I love coffee table books and I think that at least a couple (for me, it’s actually between 7 to 9) belong on everyone’s coffee table for both you and your guests to peruse. I know that in this digital age of Kindles and iPads, I might seem a little behind the times liking actual books and all, but some books just don’t ever belong in a digital form.
I admit that I may in fact have a minor obsession with coffee table books and have amassed a small collection of them that generally reflect my interests, places I’ve visited, or things I’m just curious about (for example, Mexican Wrestling and vintage jewelry). What I like about having a bunch of coffee table books is that I can rotate them out every once in a while so the books don’t get stale. I simply keep the spares in my bookshelf and every couple of months I switch them out just to change things up.
I find coffee table books most useful when a friend comes over to the house and I’m not ready to leave (I seem to always be running a little late) because my friend can sit on the sofa and thumb through a book. All tardiness can be forgotten and forgiven if one is engrossed in a great coffee table book.
Some of my favorite coffee table books which often make an appearance on my coffee table include:
I Am Going To Be Small, by Jeffrey Brown – This is a collection of gag cartoons. I personally think that the cartoons in here are hilarious and this book is kind of like my test for people’s humor – if they laugh out loud, I know we’re compadres.
Gnomeland, by Margaret Egleton – I love gnomes and this book encompasses everything gnome and all the wacky people like me that love them.
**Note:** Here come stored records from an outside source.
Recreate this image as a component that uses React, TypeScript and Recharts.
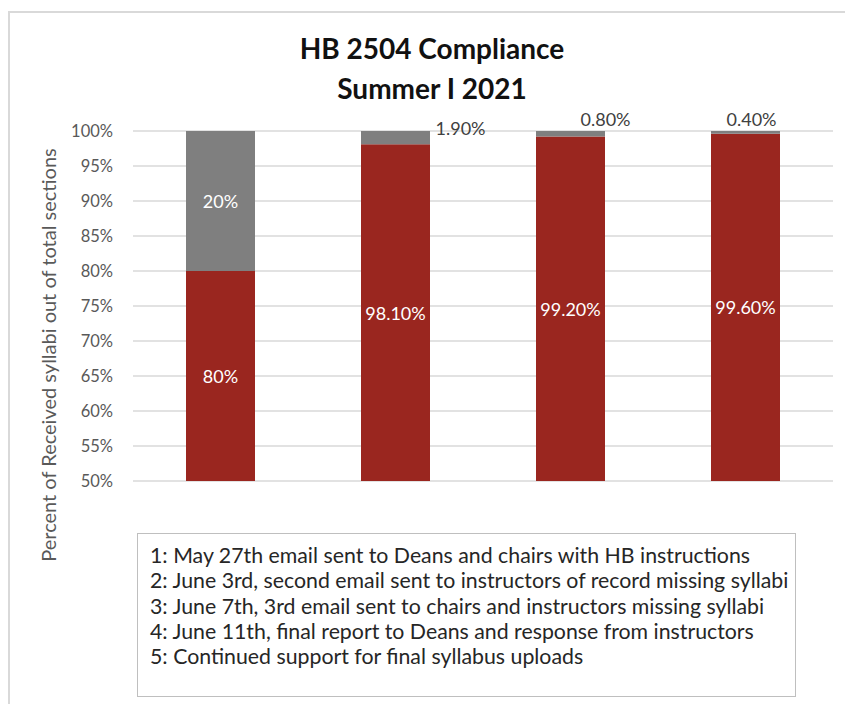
import React from "react";
import { BarChart, Bar, XAxis, YAxis, CartesianGrid, LabelList } from "recharts";

const steps = ["1", "2", "3", "4"];
const received = [80, 98.1, 99.2, 99.6];
const missing = [20, 1.9, 0.8, 0.4];
const yTicks = [50, 55, 60, 65, 70, 75, 80, 85, 90, 95, 100];
const titleLines = ["HB 2504 Compliance", "Summer I 2021"];
const notes = [
	"1: May 27th email sent to Deans and chairs with HB instructions",
	"2: June 3rd, second email sent to instructors of record missing syllabi",
	"3: June 7th, 3rd email sent to chairs and instructors missing syllabi",
	"4: June 11th, final report to Deans and response from instructors",
	"5: Continued support for final syllabus uploads",
];

const data = steps.map((step, i) => ({
	step,
	received: received[i],
	missing: missing[i],
}));

const RED = "#9a261f";
const GRAY = "#7f7f7f";
const FONT = "Lato, sans-serif";

const W = 837;
const H = 696;
const MARGIN = { top: 123, right: 12, bottom: 223, left: 0 };
const PLOT_BOTTOM = H - MARGIN.bottom;

const fmt = (v: number) => (Number.isInteger(v) ? `${v}%` : `${v.toFixed(2)}%`);

// the bars start below 50%, so the label sits in the middle of the visible part
function ReceivedLabel(props: any) {
	const { x, y, width, height, value } = props;
	const bottom = Math.min(y + height, PLOT_BOTTOM);
	return (
		<text
			x={x + width / 2}
			y={(y + bottom) / 2}
			textAnchor="middle"
			dominantBaseline="central"
			fill="#fff"
			fontSize={18}
			fontFamily={FONT}
		>
			{fmt(value)}
		</text>
	);
}

// small slices get their labels pushed outside the bar, like in the sheet
const outsideNudge = [null, { dx: 65, dy: -3 }, { dx: 35, dy: -12 }, { dx: 6, dy: -12 }];

function MissingLabel(props: any) {
	const { x, y, width, height, value, index } = props;
	const nudge = outsideNudge[index];
	if (!nudge) {
		return (
			<text
				x={x + width / 2}
				y={y + height / 2}
				textAnchor="middle"
				dominantBaseline="central"
				fill="#fff"
				fontSize={18}
				fontFamily={FONT}
			>
				{fmt(value)}
			</text>
		);
	}
	return (
		<text
			x={x + width / 2 + nudge.dx}
			y={y + nudge.dy}
			textAnchor="middle"
			dominantBaseline="central"
			fill="#404040"
			fontSize={18}
			fontFamily={FONT}
		>
			{fmt(value)}
		</text>
	);
}

function YLabel(props: any) {
	const { viewBox } = props;
	const cx = 40;
	const cy = viewBox.y + viewBox.height / 2 + 49;
	return (
		<text
			x={cx}
			y={cy}
			transform={`rotate(-90, ${cx}, ${cy})`}
			textAnchor="middle"
			dominantBaseline="central"
			fill="#595959"
			fontSize={20}
			fontFamily={FONT}
		>
			Percent of Received syllabi out of total sections
		</text>
	);
}

const rule = { position: "absolute" as const, background: "#d9d9d9" };

export default function App() {
	return (
		<div
			style={{
				position: "fixed",
				left: 0,
				top: 0,
				width: 845,
				height: 704,
				overflow: "hidden",
				background: "#fff",
				fontFamily: FONT,
			}}
		>
			{/* frame edges of the sheet's chart area */}
			<div style={{ ...rule, left: 8, top: 11, width: 837, height: 2 }} />
			<div style={{ ...rule, left: 8, top: 11, width: 2, height: 693 }} />
			<div style={{ position: "absolute", left: 8, top: 8 }}>
				<div
					style={{
						position: "absolute",
						left: 0,
						top: 20,
						width: 848,
						textAlign: "center",
						fontWeight: 700,
						fontSize: 28,
						lineHeight: "40px",
						color: "#111",
					}}
				>
					{titleLines.map(line => (
						<div key={line}>{line}</div>
					))}
				</div>
				<div style={{ position: "absolute", left: 0, top: 0 }}>
					<BarChart width={W} height={H} data={data} margin={MARGIN} barSize={69}>
						<CartesianGrid
							vertical={false}
							stroke="#d9d9d9"
							strokeWidth={1.5}
						/>
						<XAxis dataKey="step" hide />
						<YAxis
							domain={[50, 100]}
							ticks={yTicks}
							allowDataOverflow
							width={125}
							axisLine={false}
							tickLine={false}
							tickSize={0}
							tickMargin={20}
							tickFormatter={(v: number) => `${v}%`}
							tick={{ fontSize: 16.5, fill: "#595959", fontFamily: FONT }}
							label={<YLabel />}
						/>
						<Bar dataKey="received" stackId="a" fill={RED} isAnimationActive={false}>
							<LabelList dataKey="received" content={<ReceivedLabel />} />
						</Bar>
						<Bar dataKey="missing" stackId="a" fill={GRAY} isAnimationActive={false}>
							<LabelList dataKey="missing" content={<MissingLabel />} />
						</Bar>
					</BarChart>
				</div>
				<div
					style={{
						position: "absolute",
						left: 129,
						top: 525,
						width: 659,
						height: 164,
						boxSizing: "border-box",
						border: "1.5px solid #bfbfbf",
						padding: "9px 0 0 12px",
						fontSize: 21.3,
						lineHeight: "25.3px",
						color: "#262626",
						background: "#fff",
						whiteSpace: "nowrap",
					}}
				>
					{notes.map(n => (
						<div key={n}>{n}</div>
					))}
				</div>
			</div>
		</div>
	);
}
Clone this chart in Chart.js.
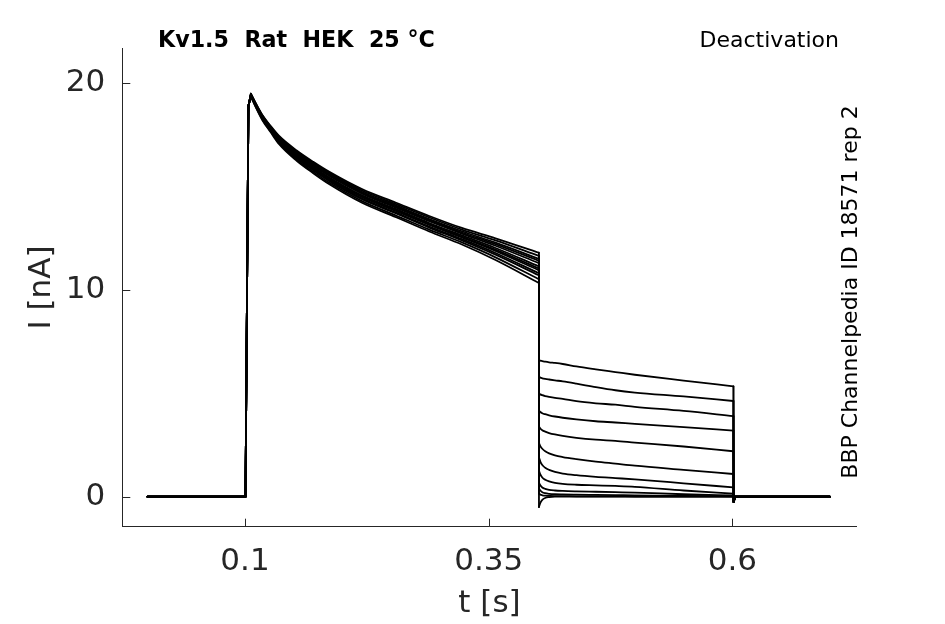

Plus, it has an embossed cover that’s pretty fantastic.
Art In The Streets, by Jeffrey Deitch, Roger Gastman and Aaron Rose – A book commemorating the large scale street-art exhibit featured at Museum of Contemporary Art in Los Angeles in 2011. This was an absolutely amazing exhibit and every time I open this book, I’m reminded of ts.
Punk: the Definitive Record of a Revolution, by Stephen Colgrave and Chris Sullivan – I also love old punk rock, especially circa 1975-1979. This book documents the rise of punk rock and the zeitgeist of the whole punk rock movement, complete with great photos that captured all the great characters.
Lucha Libre: Masked Superstars of Mexican Wrestling by Carlos Monsivais, Photos by Lourdes Grobet – I also have a minor obsession with Mexican wrestling and this book not only has amazing photos of luchadores (Mexican wrestlers) in full regalia but also provides a pretty extensive history of Mexican wrestling too.